--- Record excerpts ---

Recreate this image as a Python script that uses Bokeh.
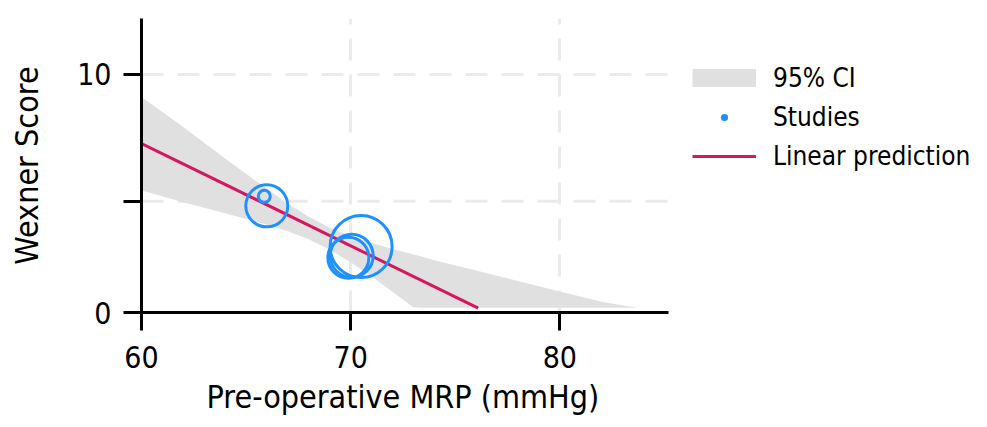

--

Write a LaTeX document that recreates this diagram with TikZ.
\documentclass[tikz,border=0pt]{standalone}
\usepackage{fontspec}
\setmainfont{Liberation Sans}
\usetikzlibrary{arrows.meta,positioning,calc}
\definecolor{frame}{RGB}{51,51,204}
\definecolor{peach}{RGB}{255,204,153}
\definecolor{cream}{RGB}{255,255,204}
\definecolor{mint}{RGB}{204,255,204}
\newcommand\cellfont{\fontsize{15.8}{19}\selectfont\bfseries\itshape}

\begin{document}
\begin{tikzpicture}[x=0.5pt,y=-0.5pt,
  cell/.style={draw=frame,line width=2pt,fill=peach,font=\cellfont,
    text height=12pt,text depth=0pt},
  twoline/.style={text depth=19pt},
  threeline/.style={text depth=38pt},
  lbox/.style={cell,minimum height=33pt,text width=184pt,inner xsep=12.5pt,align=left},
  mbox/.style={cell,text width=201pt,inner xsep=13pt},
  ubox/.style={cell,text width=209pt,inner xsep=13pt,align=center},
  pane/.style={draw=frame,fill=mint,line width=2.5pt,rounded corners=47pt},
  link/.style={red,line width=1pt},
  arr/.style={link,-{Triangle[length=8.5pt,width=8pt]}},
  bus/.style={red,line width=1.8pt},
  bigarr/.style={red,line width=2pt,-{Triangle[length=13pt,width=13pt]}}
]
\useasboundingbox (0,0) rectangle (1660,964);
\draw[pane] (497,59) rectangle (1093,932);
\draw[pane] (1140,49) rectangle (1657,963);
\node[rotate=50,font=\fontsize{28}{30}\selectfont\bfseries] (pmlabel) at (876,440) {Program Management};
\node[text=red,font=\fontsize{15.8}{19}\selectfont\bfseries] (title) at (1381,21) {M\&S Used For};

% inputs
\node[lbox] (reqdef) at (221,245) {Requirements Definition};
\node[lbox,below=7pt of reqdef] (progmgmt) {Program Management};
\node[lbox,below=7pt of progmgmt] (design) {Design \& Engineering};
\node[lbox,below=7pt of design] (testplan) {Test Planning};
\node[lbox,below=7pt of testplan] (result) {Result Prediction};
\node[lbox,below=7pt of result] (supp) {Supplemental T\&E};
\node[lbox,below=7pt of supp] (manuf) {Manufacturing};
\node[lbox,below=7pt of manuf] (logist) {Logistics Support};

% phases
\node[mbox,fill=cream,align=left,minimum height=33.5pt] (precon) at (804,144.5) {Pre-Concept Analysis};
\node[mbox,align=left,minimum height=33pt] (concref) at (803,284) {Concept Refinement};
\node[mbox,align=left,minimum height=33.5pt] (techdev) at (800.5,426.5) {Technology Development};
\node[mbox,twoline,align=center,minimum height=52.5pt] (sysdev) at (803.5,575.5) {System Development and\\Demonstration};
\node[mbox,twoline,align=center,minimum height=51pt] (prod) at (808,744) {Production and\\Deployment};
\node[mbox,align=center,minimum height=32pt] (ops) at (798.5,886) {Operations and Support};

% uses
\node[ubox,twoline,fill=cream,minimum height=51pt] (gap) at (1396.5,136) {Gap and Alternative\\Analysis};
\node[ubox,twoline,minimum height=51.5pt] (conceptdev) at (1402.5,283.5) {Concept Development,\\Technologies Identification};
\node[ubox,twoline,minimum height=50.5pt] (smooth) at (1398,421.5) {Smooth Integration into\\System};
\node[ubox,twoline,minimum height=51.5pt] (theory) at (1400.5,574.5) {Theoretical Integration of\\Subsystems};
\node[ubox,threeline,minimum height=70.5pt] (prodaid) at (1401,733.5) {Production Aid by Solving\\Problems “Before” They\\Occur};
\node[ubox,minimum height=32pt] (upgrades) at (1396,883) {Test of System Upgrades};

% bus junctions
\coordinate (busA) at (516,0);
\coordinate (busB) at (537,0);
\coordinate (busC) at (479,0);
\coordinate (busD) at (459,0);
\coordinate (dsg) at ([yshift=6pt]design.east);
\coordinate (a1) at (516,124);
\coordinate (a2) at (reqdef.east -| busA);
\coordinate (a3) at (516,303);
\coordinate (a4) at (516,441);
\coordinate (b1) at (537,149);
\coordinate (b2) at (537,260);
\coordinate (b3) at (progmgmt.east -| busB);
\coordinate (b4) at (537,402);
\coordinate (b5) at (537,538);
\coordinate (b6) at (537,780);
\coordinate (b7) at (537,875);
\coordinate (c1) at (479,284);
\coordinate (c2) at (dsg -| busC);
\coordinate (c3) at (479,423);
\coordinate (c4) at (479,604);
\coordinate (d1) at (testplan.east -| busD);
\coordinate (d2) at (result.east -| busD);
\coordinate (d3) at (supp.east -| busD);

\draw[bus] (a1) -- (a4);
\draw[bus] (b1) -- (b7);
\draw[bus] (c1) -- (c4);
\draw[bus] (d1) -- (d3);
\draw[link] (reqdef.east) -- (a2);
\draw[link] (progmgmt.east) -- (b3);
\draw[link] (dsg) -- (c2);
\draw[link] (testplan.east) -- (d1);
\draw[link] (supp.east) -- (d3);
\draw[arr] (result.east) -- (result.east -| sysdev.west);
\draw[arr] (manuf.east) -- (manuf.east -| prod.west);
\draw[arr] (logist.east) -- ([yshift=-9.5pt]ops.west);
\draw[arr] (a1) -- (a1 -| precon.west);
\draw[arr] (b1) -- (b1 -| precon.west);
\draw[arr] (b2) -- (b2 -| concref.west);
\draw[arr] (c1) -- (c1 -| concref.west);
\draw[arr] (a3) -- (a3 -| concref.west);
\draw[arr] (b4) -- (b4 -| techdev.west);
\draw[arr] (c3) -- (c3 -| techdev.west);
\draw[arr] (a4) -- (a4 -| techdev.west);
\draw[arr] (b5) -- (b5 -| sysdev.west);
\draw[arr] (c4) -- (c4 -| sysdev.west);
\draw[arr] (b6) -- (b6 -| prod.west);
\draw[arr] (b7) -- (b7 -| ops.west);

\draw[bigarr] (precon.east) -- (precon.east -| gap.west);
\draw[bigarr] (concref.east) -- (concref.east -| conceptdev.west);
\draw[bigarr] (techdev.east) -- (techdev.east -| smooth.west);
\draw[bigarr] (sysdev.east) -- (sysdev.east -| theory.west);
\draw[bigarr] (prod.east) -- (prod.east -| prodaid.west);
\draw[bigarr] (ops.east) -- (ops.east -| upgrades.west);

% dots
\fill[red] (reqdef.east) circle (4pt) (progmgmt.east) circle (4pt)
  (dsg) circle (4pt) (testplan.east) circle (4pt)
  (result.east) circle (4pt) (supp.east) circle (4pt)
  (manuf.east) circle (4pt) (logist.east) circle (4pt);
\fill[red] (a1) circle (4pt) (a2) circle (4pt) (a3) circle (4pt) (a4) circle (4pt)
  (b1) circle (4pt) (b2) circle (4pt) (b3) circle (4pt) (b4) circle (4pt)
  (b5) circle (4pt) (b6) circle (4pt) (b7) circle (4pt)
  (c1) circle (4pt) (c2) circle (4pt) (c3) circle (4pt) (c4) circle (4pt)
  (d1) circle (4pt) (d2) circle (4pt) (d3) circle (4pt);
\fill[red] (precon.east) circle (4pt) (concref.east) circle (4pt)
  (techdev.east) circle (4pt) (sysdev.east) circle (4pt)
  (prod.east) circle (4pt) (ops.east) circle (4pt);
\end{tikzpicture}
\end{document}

--- Exercise brief ---
Identify every line where the string "that" appears.

--- Complete answer ---
Recreate this image as a Python script that uses Bokeh.
Write a LaTeX document that recreates this diagram with TikZ.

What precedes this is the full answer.